The glad news bubbling within him

Mencken, “Education,” in Prejudices: Third Series, 1922:

That ability to impart knowledge, it seems to me, has very little to do with technical method. It may operate at full function without any technical method at all, and contrariwise, the most elaborate of technical methods, whether out of Switzerland, Italy or Gary, Ind., cannot make it operate when it is not actually present.

And what does it consist of?

It consists, first, of a natural talent for dealing with children, for getting into their minds, for putting things in a way that they can comprehend. And it consists, secondly, of a deep belief in the interest and importance of the thing taught, a concern about it amounting to a sort of passion. A man who knows a subject thoroughly, a man so soaked in it that he eats it, sleeps it and dreams it—this man can always teach it with success, no matter how little he knows of technical pedagogy. That is because there is enthusiasm in him, and because enthusiasm is almost as contagious as fear or the barber’s itch.
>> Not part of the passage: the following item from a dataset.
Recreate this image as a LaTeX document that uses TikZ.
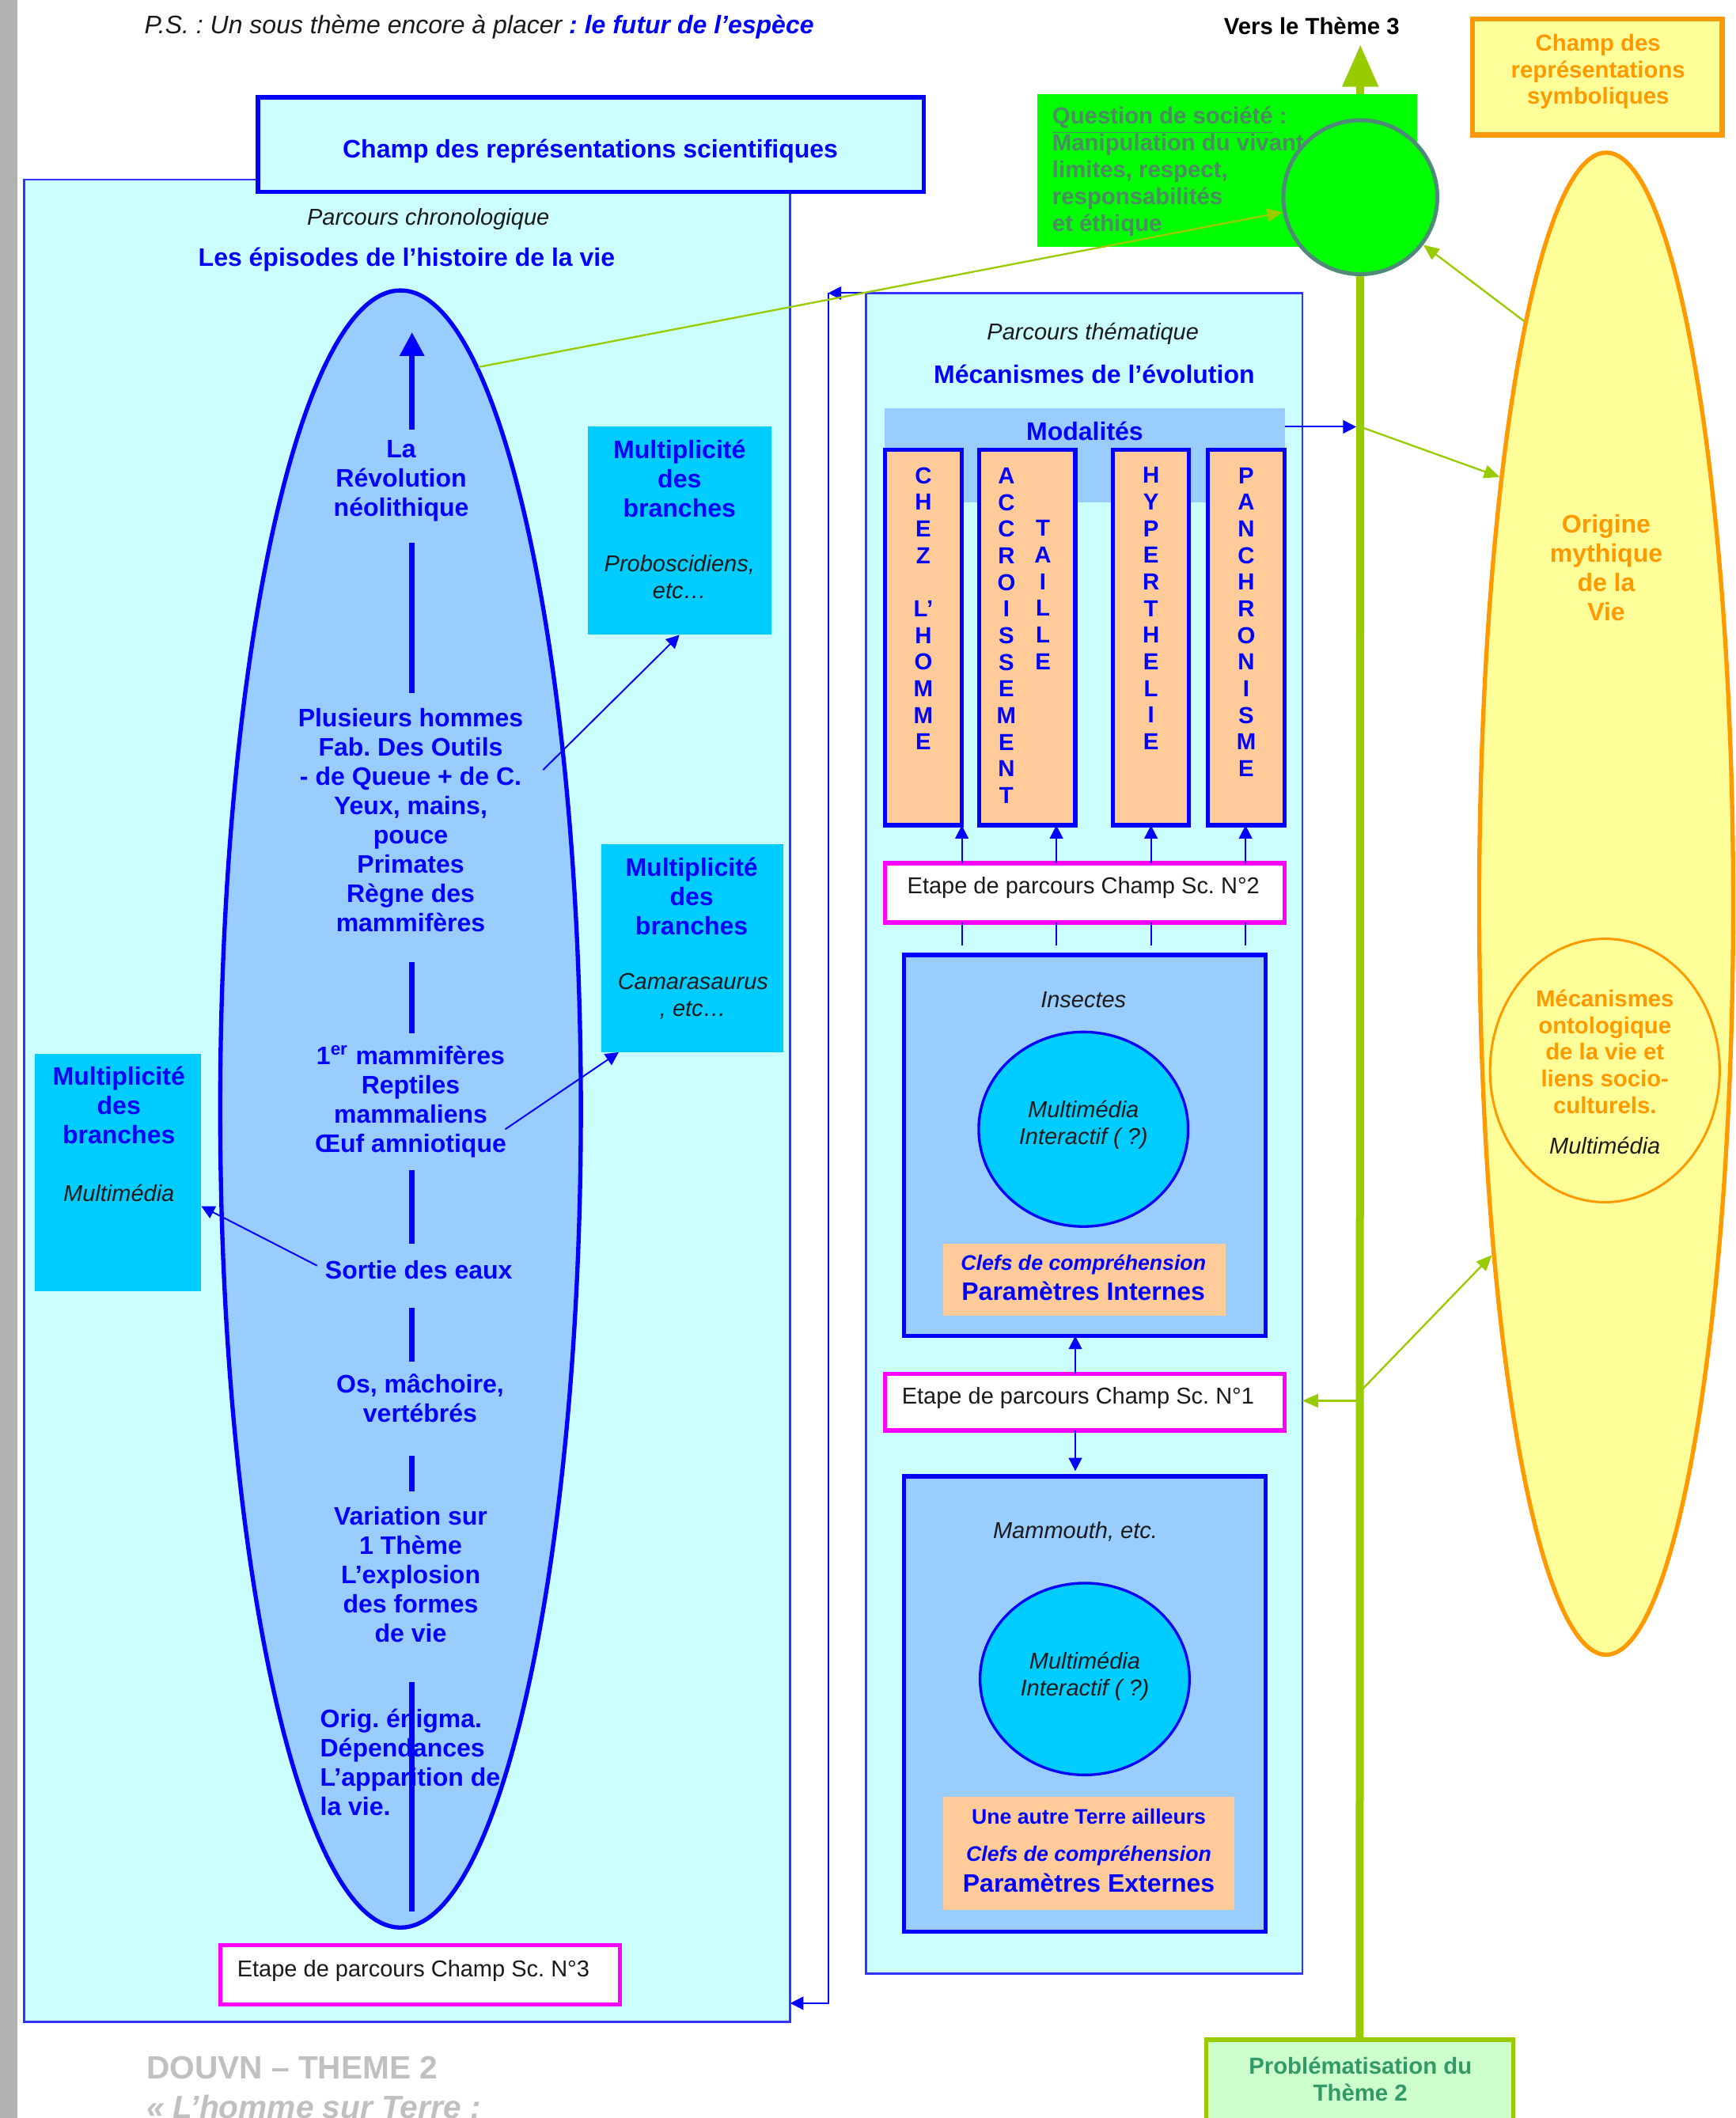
\documentclass[tikz,border=0pt]{standalone}
\usepackage{fontspec}
\setmainfont{Liberation Sans}
\usetikzlibrary{arrows.meta,shapes.geometric,calc}
\definecolor{cyanbg}{HTML}{CCFFFF}
\definecolor{lblue}{HTML}{99CCFF}
\definecolor{cbox}{HTML}{00CCFF}
\definecolor{peach}{HTML}{FFCC99}
\definecolor{dblue}{HTML}{0000FF}
\definecolor{pblue}{HTML}{3333FF}
\definecolor{magen}{HTML}{FF00FF}
\definecolor{lime}{HTML}{99CC00}
\definecolor{bgreen}{HTML}{00FF00}
\definecolor{qtext}{HTML}{4D8B63}
\definecolor{qcirc}{HTML}{4F8A78}
\definecolor{yel}{HTML}{FFFF99}
\definecolor{orng}{HTML}{FF9900}
\definecolor{pgfill}{HTML}{CCFFCC}
\definecolor{pgtext}{HTML}{339966}
\definecolor{foot}{HTML}{C0C0C0}
\definecolor{sidebar}{HTML}{B2B2B2}
\definecolor{ink}{HTML}{1A1A1A}
\frenchspacing
\newdimen\U \U=0.51222pt
\newcommand\fA{\fontsize{9.6}{11.1}\selectfont\bfseries}
\newcommand\fS{\fontsize{8.8}{10.15}\selectfont\bfseries}
\newcommand\fR{\fontsize{8.7}{10.2}\selectfont}
\newcommand\fI{\fontsize{8.7}{10.2}\selectfont\itshape}
\newcommand\fC{\fontsize{8}{9}\selectfont\bfseries\itshape}
\newcommand\fT{\fontsize{8}{9}\selectfont\bfseries}
\newcommand\fV{\fontsize{8.8}{10.1}\selectfont\bfseries}
\newcommand\bx[6]{\node[#6, minimum width={(#4-#2)*\U}, minimum height={(#5-#3)*\U}] (#1) at ({(#2+#4)/2},{(#3+#5)/2}) {};}
\tikzset{
  rbox/.style={rectangle, inner sep=0pt, outer sep=0pt},
  txt/.style={inner sep=0pt, outer sep=0pt, align=center},
  colbox/.style={rbox, fill=peach, draw=dblue, line width=1.6pt},
  etbox/.style={rbox, fill=white, draw=magen, line width=1.6pt},
  mbox/.style={rbox, fill=lblue, draw=dblue, line width=1.6pt},
  barrow/.style={draw=dblue, line width=0.6pt, -{Triangle[length=5pt,width=5pt]}},
  bline/.style={draw=dblue, line width=0.6pt},
  garrow/.style={draw=lime, line width=0.7pt, -{Triangle[length=6pt,width=5pt]}},
  seg/.style={draw=dblue, line width=2pt},
  bt/.style={txt, text=dblue, font=\fA},
  vt/.style={txt, text=dblue, font=\fV},
  it/.style={txt, text=ink, font=\fI},
}
\begin{document}
\begin{tikzpicture}[x=\U,y=-\U]
\useasboundingbox (0,0) rectangle (1285,1568);
\clip (0,0) rectangle (1285,1568);
\fill[white] (0,0) rectangle (1285,1568);
\fill[sidebar] (0,0) rectangle (13,1568);

% header
\node[txt, anchor=west, text=ink, font={\fontsize{9.6}{11}\selectfont\itshape}] (ps) at (107,20) {P.S. : Un sous thème encore à placer {\bfseries\color{dblue}: le futur de l’espèce}};

% left panel
\bx{lpanel}{18}{133}{585}{1497}{rbox, fill=cyanbg, draw=pblue, line width=0.8pt}
\bx{scibox}{191}{72}{684}{142}{rbox, fill=cyanbg, draw=dblue, line width=1.6pt}
\node[bt] (scit) at (437,112) {Champ des représentations scientifiques};
\node[it] (pchron) at (317,162) {Parcours chronologique};
\node[bt] (episodes) at (301,192) {Les épisodes de l’histoire de la vie};

\node[ellipse, fill=lblue, draw=dblue, line width=1.6pt, minimum width={267*\U}, minimum height={1212*\U}, inner sep=0pt] (lell) at (296.5,821) {};

\node[bt] (revol) at (297,356) {La\\Révolution\\néolithique};
\node[bt] (plus) at (304,607) {Plusieurs hommes\\Fab. Des Outils\\- de Queue + de C.\\Yeux, mains,\\pouce\\Primates\\Règne des\\mammifères};
\node[bt] (mam1) at (304,815.5) {1\textsuperscript{er} mammifères\\Reptiles\\mammaliens\\Œuf amniotique};
\node[bt] (sortie) at (310,940) {Sortie des eaux};
\node[bt] (os) at (311,1035) {Os, mâchoire,\\vertébrés};
\node[bt] (var) at (304,1165.5) {Variation sur\\1 Thème\\L’explosion\\des formes\\de vie};
\node[bt, anchor=west, align=left] (orig) at (237,1304.5) {Orig. énigma.\\Dépendances\\L'apparition de\\la vie.};

\coordinate (ar0) at (305,318);
\coordinate (ar1) at (305,246);
\draw[seg, -{Triangle[length=9pt,width=9pt]}] (ar0) -- (ar1);
\foreach \a/\b [count=\i] in {402/513,712/765,866/921,968/1008,1078/1104,1245/1415}{
  \coordinate (sa\i) at (305,\a);
  \coordinate (sb\i) at (305,\b);
  \draw[seg] (sa\i) -- (sb\i);
}

% multiplicite boxes
\bx{mbA}{435}{316}{571}{470}{rbox, fill=cbox}
\bx{mbB}{445}{625}{580}{779}{rbox, fill=cbox}
\bx{mbC}{26}{780}{149}{956}{rbox, fill=cbox}
\node[bt] (mbAt) at (503,354.5) {Multiplicité\\des\\branches};
\node[it] (mbAi) at (503,427) {Proboscidiens,\\etc…};
\node[bt] (mbBt) at (512,663.5) {Multiplicité\\des\\branches};
\node[it] (mbBi) at (513,737.5) {Camarasaurus\\, etc…};
\node[bt] (mbCt) at (88,818.5) {Multiplicité\\des\\branches};
\node[it] (mbCi) at (88,883) {Multimédia};

\coordinate (pa) at (402,570);
\coordinate (pb) at (374,836);
\draw[barrow] (pa) -- (mbA.south);
\draw[barrow] (pb) -- ($(mbB.south west)+(13,0)$);
\draw[barrow] ($(sortie.west)+(-6,-3)$) -- ($(mbC.east)+(0,25)$);

\bx{et3}{163}{1440}{459}{1484}{etbox}
\node[txt, text=ink, font=\fR] (et3t) at (306,1459) {Etape de parcours Champ Sc. N°3};

% right panel
\bx{rpanel}{641}{217}{964}{1461}{rbox, fill=cyanbg, draw=pblue, line width=0.8pt}
\node[it] (pthem) at (809,247) {Parcours thématique};
\node[bt] (meca) at (810,277) {Mécanismes de l’évolution};
\bx{modal}{655}{302}{951}{372}{rbox, fill=lblue}
\node[bt] (modt) at (803,319) {Modalités};
\bx{colA}{655}{333}{712}{611}{colbox}
\bx{colB}{725}{333}{796}{611}{colbox}
\bx{colC}{824}{333}{880}{611}{colbox}
\bx{colD}{894}{333}{951}{611}{colbox}
\node[vt] (colAt) at (683.5,450.5) {C\\H\\E\\Z\\\mbox{}\\L’\\H\\O\\M\\M\\E};
\node[vt] (colBt) at (745,470.5) {A\\C\\C\\R\\O\\I\\S\\S\\E\\M\\E\\N\\T};
\node[vt] (colBu) at (772,440.5) {T\\A\\I\\L\\L\\E};
\node[vt] (colCt) at (852,450.5) {H\\Y\\P\\E\\R\\T\\H\\E\\L\\I\\E};
\node[vt] (colDt) at (922.5,460.5) {P\\A\\N\\C\\H\\R\\O\\N\\I\\S\\M\\E};

\bx{et2}{655}{639}{951}{683}{etbox}
\node[txt, text=ink, font=\fR] (et2t) at (802,657) {Etape de parcours Champ Sc. N°2};
\foreach \x/\c in {712/colA,782/colB,852/colC,922/colD}{
  \draw[barrow] (et2.north -| \x,0) -- (\c.south -| \x,0);
  \draw[bline] (et2.south -| \x,0) -- (\x,700);
}

\bx{ins}{669}{707}{937}{989}{mbox}
\node[it] (inst) at (802,740) {Insectes};
\node[ellipse, fill=cbox, draw=dblue, line width=1pt, minimum width={155*\U}, minimum height={144*\U}, inner sep=0pt] (mm1) at (802,836) {};
\node[it] (mm1t) at (802,833) {Multimédia\\Interactif ( ?)};
\bx{clef1}{698}{921}{907}{974}{rbox, fill=peach}
\node[txt, text=dblue, font=\fC] (clef1a) at (802,936) {Clefs de compréhension};
\node[bt] (clef1b) at (802,956) {Paramètres Internes};

\bx{et1}{655}{1017}{951}{1059}{etbox}
\node[txt, text=ink, font=\fR] (et1t) at (798,1035) {Etape de parcours Champ Sc. N°1};
\draw[barrow] (et1.north -| 796,0) -- (ins.south -| 796,0);

\bx{mam}{669}{1093}{937}{1430}{mbox}
\draw[barrow, shorten >=2pt] (et1.south -| 796,0) -- (mam.north -| 796,0);
\node[it] (mamt) at (796,1134) {Mammouth, etc.};
\node[ellipse, fill=cbox, draw=dblue, line width=1pt, minimum width={155*\U}, minimum height={142*\U}, inner sep=0pt] (mm2) at (803,1243) {};
\node[it] (mm2t) at (803,1241) {Multimédia\\Interactif ( ?)};
\bx{clef2}{698}{1330}{914}{1414}{rbox, fill=peach}
\node[txt, text=dblue, font=\fT] (clef2u) at (806,1345) {Une autre Terre ailleurs};
\node[txt, text=dblue, font=\fC] (clef2a) at (806,1374) {Clefs de compréhension};
\node[bt] (clef2b) at (806,1394) {Paramètres Externes};

% elbow connector right panel -> left panel
\coordinate (ec1) at (613,217);
\coordinate (ec2) at (613,1483);
\draw[barrow] (rpanel.north west) -- (ec1);
\draw[barrow] (ec1) -- (ec2) -- (lpanel.east |- ec2);

% green axis
\bx{pbox}{893}{1510}{1120}{1576}{rbox, fill=pgfill, draw=lime, line width=1.6pt}
\node[txt, text=pgtext, font=\fS] (pboxt) at (1007,1539) {Problématisation du\\Thème 2};
\coordinate (gtop) at (1007,33);
\draw[draw=lime, line width=3pt, -{Triangle[length=16pt,width=13pt]}] (pbox.north) -- (gtop);
\node[txt, text=black, font=\fS] (vers) at (971,19) {Vers le Thème 3};

\bx{qbox}{768}{70}{1049}{183}{rbox, fill=bgreen}
\node[txt, anchor=west, align=left, text=qtext, font=\fS] (qt) at (779,127) {\underline{Question de société} :\\Manipulation du vivant\\limites, respect,\\responsabilités\\et éthique};
\node[circle, fill=bgreen, draw=qcirc, line width=1.5pt, minimum size={114*\U}, inner sep=0pt] (circ) at (1007,146) {};

% symbolic side
\node[ellipse, fill=yel, draw=orng, line width=1.6pt, minimum width={188*\U}, minimum height={1112*\U}, inner sep=0pt] (yell) at (1189,669) {};
\node[txt, text=orng, font=\fA] (origv) at (1189,420.5) {Origine\\mythique\\de la\\Vie};
\node[ellipse, fill=yel, draw=orng, line width=0.9pt, minimum width={170*\U}, minimum height={195*\U}, inner sep=0pt] (ont) at (1188,792.5) {};
\node[txt, text=orng, font=\fV] (ontt) at (1188,778.5) {Mécanismes\\ontologique\\de la vie et\\liens socio-\\culturels.};
\node[it] (ontm) at (1188,848) {Multimédia};

\bx{symb}{1090}{14}{1275}{100}{rbox, fill=yel, draw=orng, line width=2pt}
\node[txt, text=orng, font=\fS] (symbt) at (1183,53) {Champ des\\représentations\\symboliques};

% green connectors
\coordinate (g0) at (1004,316);
\draw[barrow] (modal.east |- g0) -- (g0);
\draw[garrow] (lell.84.4) -- (circ);
\draw[garrow] (yell.98.7) -- (circ);
\coordinate (g1) at (1007,316);
\draw[garrow] (g1) -- (yell.104.2);
\coordinate (g2) at (1007,1030);
\draw[garrow] (g2) -- (yell.252.8);
\coordinate (g3) at (1007,1037);
\draw[garrow] (g3) -- (rpanel.east |- g3);

% footer
\node[anchor=west, inner sep=0pt, text=foot, font={\fontsize{12.2}{14}\selectfont\bfseries}] (douvn) at (108,1531) {DOUVN – THEME 2};
\node[anchor=west, inner sep=0pt, text=foot, font={\fontsize{12.2}{14}\selectfont\bfseries\itshape}] (lhom) at (108,1560) {« L’homme sur Terre :};
\end{tikzpicture}
\end{document}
An enthusiast is willing to go to any trouble to impart the glad news bubbling within him. He thinks that it is important and valuable for to know; given the slightest glow of interest in a pupil to start with, he will fan that glow to a flame. No hollow formalism cripples him and slows him down. He drags his best pupils along as fast as they can go, and he is so full of the thing that he never tires of expounding its elements to the dullest.

This passion, so unordered and yet so potent, explains the capacity for teaching that one frequently observes in scientific men of high attainments in their specialties—for example, Huxley, Ostwald, Karl Ludwig, Virchow, Billroth, Jowett, William G. Sumner, Halsted and Osler—men who knew nothing whatever about the so-called science of pedagogy, and would have derided its alleged principles if they had heard them stated.